The old investment adage of “sell in May, go away, come back on St Leger’s Day” was shunned by investors over the summer, with Investment Association figures released last Thursday showing fund inflows for August exceeding £5.3bn.
This marked the first ever time IA retail fund sales have exceeded £5bn during the month, according to the organisation.
The IA Global sector proved to be the best-selling sector for the sixth time this year, having seen inflows of £1bn over the month.
In fact, most sectors fared well. The glaring anomaly was UK equity funds, which saw outflows of £445m, compared to much smaller outflows of £259m in June.
The trend continued in September, according to data from Calastone. While most geographical categories of funds saw inflows, active UK equity funds bore the brunt of the selling. In fact, UK equity funds suffered their second-worst month on record throughout Calastone Fund Flow Index’s seven-year history, with investors selling down a net £567m over the month. What is more, it was actively-managed funds that suffered most, accounting for 98% of the overall outflows.
Investors’ lack of appetite is at odds with UK equity fund performance over the same time frame, however. Data from FE fundinfo shows that between the beginning of August and the end of September, the IA UK All Companies sector achieved the 20th highest average total return out of 52 sectors, with a gain of 1.3%. IA UK Equity Income came in 18th place at 1.4%, potentially due to its larger average exposure to the oil and gas sector, combined with recent energy price rises.

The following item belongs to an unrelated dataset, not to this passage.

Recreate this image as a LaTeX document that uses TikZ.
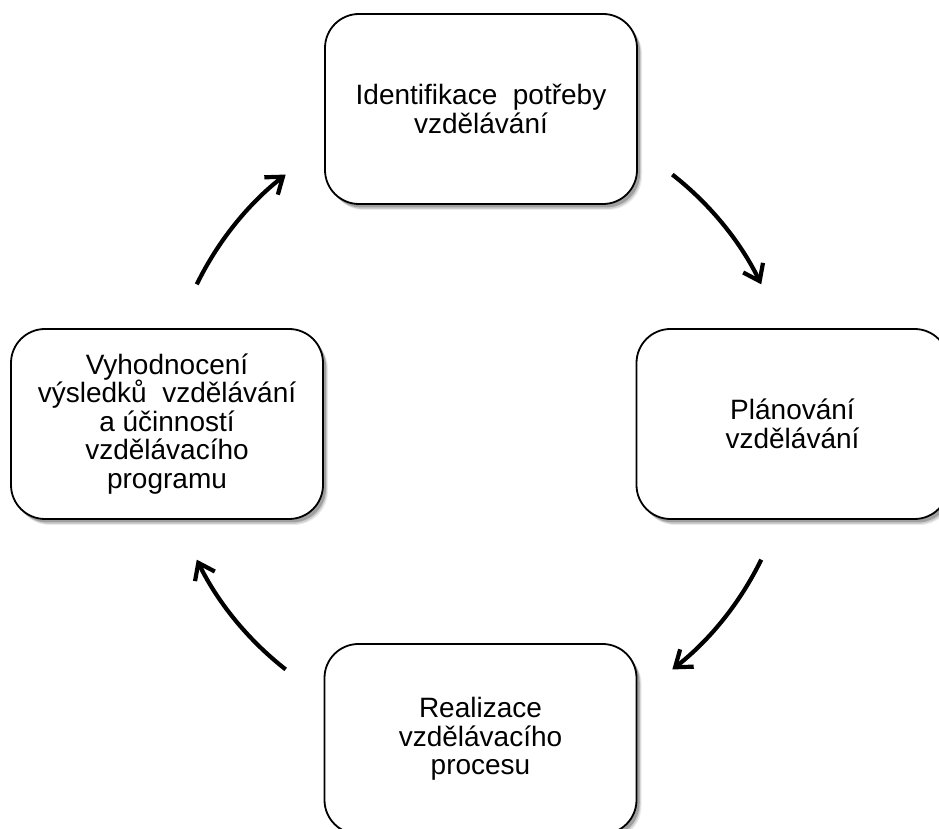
\documentclass[tikz,border=0pt]{standalone}
\usepackage{fontspec}
\setmainfont{Liberation Sans}
\usetikzlibrary{arrows.meta,shadows,calc}
\begin{document}
\begin{tikzpicture}[x=1pt,y=1pt,
  stage/.style={draw=black, line width=1.8pt, fill=white, rounded corners=34pt,
    minimum width=312pt, minimum height=190pt, inner sep=0pt, align=center,
    font=\fontsize{28}{28.5}\selectfont,
    drop shadow={shadow xshift=5pt, shadow yshift=-6pt, fill=black, opacity=0.08},
    drop shadow={shadow xshift=4pt, shadow yshift=-5pt, fill=black, opacity=0.12},
    drop shadow={shadow xshift=3pt, shadow yshift=-3.5pt, fill=black, opacity=0.22}},
  cyc/.style={line width=4.2pt, -{Straight Barb[length=15pt,width=22pt]}}]
\useasboundingbox (0,0) rectangle (939,829);
\fill[white] (0,0) rectangle (939,829);
\node[stage] (top) at (481,720) {Identifikace~~potřeby\\vzdělávání};
\node[stage] (right) at (792.5,405) {Plánování\\vzdělávání};
\node[stage] (bottom) at (480.5,90) {Realizace\\vzdělávacího\\procesu};
\node[stage] (left) at (167,405) {Vyhodnocení\\výsledků~~vzdělávání\\a účinností\\vzdělávacího\\programu};
\coordinate (c) at (479,407);
\coordinate (a1) at ($(c)+(154:314)$);
\coordinate (a2) at ($(c)+(52:314)$);
\coordinate (a3) at ($(c)+(-26:314)$);
\coordinate (a4) at ($(c)+(-128:314)$);
\draw[cyc] (a1) arc[start angle=154, end angle=128, radius=314];
\draw[cyc] (a2) arc[start angle=52, end angle=26, radius=314];
\draw[cyc] (a3) arc[start angle=-26, end angle=-52, radius=314];
\draw[cyc] (a4) arc[start angle=-128, end angle=-154, radius=314];
\end{tikzpicture}
\end{document}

While 150 out of 255 funds across both sectors failed to keep up with the FTSE All-Share’s return of 1.7%, 105 managed to outperform. Some of the best-performing names over the two months include ASI UK Unconstrained Equity, with a return of 9.1%, TM CRUX UK Special Situations at 7.1% and Schroder Recovery at 6.9%.
On closer inspection, the list of top-performing UK equity funds over recent months is largely populated with value-focused or special situations vehicles. Given the best-performing IA sectors for inflows over the last couple of months – aside from IA Global – are Mixed Investment 40-85% Shares, Short Term Money Market, Volatility Managed and Targeted Absolute Return, it seems as though investor sentiment is more cautious than investments into UK equity funds would allow.
Given Bank of England governor Andrew Bailey recently said a pre-Christmas rate hike cannot be ruled out, and inflation is on the cards, it is arguable that there is now more of a base case for investing in UK equities than before.
This could be set to change though. According to research from MBH Corporation published at the end of last month, 47% of professional investors expect to increase their allocation to UK equities over the next 12 months, compared to 5% who will reduce their exposure.
Any investor worth their salt knows that analysing funds over a two-month time frame is arbitrary. However, it will be interesting to see what the rest of the year holds for UK equity funds, given the potential gap between performance and investor appetite.